■ **Your objective**
Once the pictures are set aside, transcribe the remaining data exactly.

■ **Data block**
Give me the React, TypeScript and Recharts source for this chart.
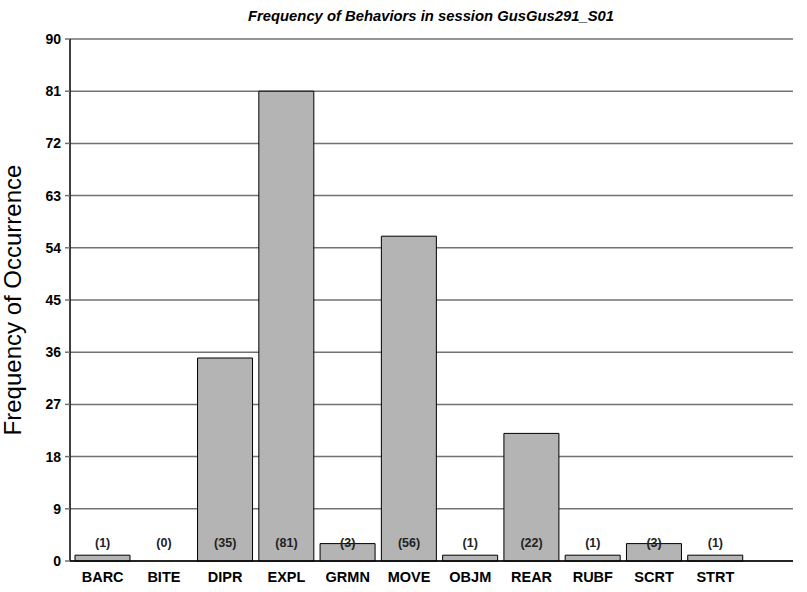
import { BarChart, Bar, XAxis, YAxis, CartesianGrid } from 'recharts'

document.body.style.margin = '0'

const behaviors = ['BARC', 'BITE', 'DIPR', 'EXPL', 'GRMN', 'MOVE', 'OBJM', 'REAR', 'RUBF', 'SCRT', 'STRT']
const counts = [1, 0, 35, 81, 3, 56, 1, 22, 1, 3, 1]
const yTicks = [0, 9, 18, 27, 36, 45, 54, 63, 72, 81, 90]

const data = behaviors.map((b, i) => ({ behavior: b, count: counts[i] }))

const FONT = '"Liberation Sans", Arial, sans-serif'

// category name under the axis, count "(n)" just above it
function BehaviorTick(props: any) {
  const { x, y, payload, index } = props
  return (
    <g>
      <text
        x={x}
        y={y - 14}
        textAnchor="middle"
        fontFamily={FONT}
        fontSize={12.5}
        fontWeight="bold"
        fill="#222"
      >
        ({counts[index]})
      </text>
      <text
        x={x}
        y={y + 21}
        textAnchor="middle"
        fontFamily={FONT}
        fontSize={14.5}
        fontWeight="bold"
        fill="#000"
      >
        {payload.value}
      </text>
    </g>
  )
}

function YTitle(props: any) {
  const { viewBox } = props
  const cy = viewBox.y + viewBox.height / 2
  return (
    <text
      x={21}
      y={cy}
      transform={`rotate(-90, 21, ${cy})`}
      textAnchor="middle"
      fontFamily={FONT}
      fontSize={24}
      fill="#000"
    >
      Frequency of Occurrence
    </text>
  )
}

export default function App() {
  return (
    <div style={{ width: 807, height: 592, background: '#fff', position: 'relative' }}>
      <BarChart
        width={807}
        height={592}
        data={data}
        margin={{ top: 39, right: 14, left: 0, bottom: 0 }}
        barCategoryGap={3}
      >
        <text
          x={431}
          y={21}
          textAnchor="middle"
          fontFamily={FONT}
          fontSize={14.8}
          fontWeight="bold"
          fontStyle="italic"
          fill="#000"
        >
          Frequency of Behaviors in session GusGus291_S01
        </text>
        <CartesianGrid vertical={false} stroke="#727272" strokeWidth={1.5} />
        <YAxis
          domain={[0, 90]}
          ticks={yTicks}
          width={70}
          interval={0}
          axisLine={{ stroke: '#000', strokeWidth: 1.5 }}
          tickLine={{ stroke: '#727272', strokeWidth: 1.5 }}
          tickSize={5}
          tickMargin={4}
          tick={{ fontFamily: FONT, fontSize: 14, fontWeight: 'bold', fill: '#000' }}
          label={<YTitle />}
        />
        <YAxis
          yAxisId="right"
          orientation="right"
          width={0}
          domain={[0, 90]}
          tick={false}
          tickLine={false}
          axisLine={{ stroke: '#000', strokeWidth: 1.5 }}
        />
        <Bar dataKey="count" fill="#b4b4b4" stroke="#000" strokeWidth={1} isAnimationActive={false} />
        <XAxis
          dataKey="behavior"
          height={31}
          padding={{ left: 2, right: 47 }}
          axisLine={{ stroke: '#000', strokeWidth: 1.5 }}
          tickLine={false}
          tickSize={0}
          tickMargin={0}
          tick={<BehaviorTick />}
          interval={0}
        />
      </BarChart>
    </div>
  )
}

■ **The solution**
Give me the React, TypeScript and Recharts source for this chart.
import { BarChart, Bar, XAxis, YAxis, CartesianGrid } from 'recharts'

document.body.style.margin = '0'

const behaviors = ['BARC', 'BITE', 'DIPR', 'EXPL', 'GRMN', 'MOVE', 'OBJM', 'REAR', 'RUBF', 'SCRT', 'STRT']
const counts = [1, 0, 35, 81, 3, 56, 1, 22, 1, 3, 1]
const yTicks = [0, 9, 18, 27, 36, 45, 54, 63, 72, 81, 90]

const data = behaviors.map((b, i) => ({ behavior: b, count: counts[i] }))

const FONT = '"Liberation Sans", Arial, sans-serif'

// category name under the axis, count "(n)" just above it
function BehaviorTick(props: any) {
  const { x, y, payload, index } = props
  return (
    <g>
      <text
        x={x}
        y={y - 14}
        textAnchor="middle"
        fontFamily={FONT}
        fontSize={12.5}
        fontWeight="bold"
        fill="#222"
      >
        ({counts[index]})
      </text>
      <text
        x={x}
        y={y + 21}
        textAnchor="middle"
        fontFamily={FONT}
        fontSize={14.5}
        fontWeight="bold"
        fill="#000"
      >
        {payload.value}
      </text>
    </g>
  )
}

function YTitle(props: any) {
  const { viewBox } = props
  const cy = viewBox.y + viewBox.height / 2
  return (
    <text
      x={21}
      y={cy}
      transform={`rotate(-90, 21, ${cy})`}
      textAnchor="middle"
      fontFamily={FONT}
      fontSize={24}
      fill="#000"
    >
      Frequency of Occurrence
    </text>
  )
}

export default function App() {
  return (
    <div style={{ width: 807, height: 592, background: '#fff', position: 'relative' }}>
      <BarChart
        width={807}
        height={592}
        data={data}
        margin={{ top: 39, right: 14, left: 0, bottom: 0 }}
        barCategoryGap={3}
      >
        <text
          x={431}
          y={21}
          textAnchor="middle"
          fontFamily={FONT}
          fontSize={14.8}
          fontWeight="bold"
          fontStyle="italic"
          fill="#000"
        >
          Frequency of Behaviors in session GusGus291_S01
        </text>
        <CartesianGrid vertical={false} stroke="#727272" strokeWidth={1.5} />
        <YAxis
          domain={[0, 90]}
          ticks={yTicks}
          width={70}
          interval={0}
          axisLine={{ stroke: '#000', strokeWidth: 1.5 }}
          tickLine={{ stroke: '#727272', strokeWidth: 1.5 }}
          tickSize={5}
          tickMargin={4}
          tick={{ fontFamily: FONT, fontSize: 14, fontWeight: 'bold', fill: '#000' }}
          label={<YTitle />}
        />
        <YAxis
          yAxisId="right"
          orientation="right"
          width={0}
          domain={[0, 90]}
          tick={false}
          tickLine={false}
          axisLine={{ stroke: '#000', strokeWidth: 1.5 }}
        />
        <Bar dataKey="count" fill="#b4b4b4" stroke="#000" strokeWidth={1} isAnimationActive={false} />
        <XAxis
          dataKey="behavior"
          height={31}
          padding={{ left: 2, right: 47 }}
          axisLine={{ stroke: '#000', strokeWidth: 1.5 }}
          tickLine={false}
          tickSize={0}
          tickMargin={0}
          tick={<BehaviorTick />}
          interval={0}
        />
      </BarChart>
    </div>
  )
}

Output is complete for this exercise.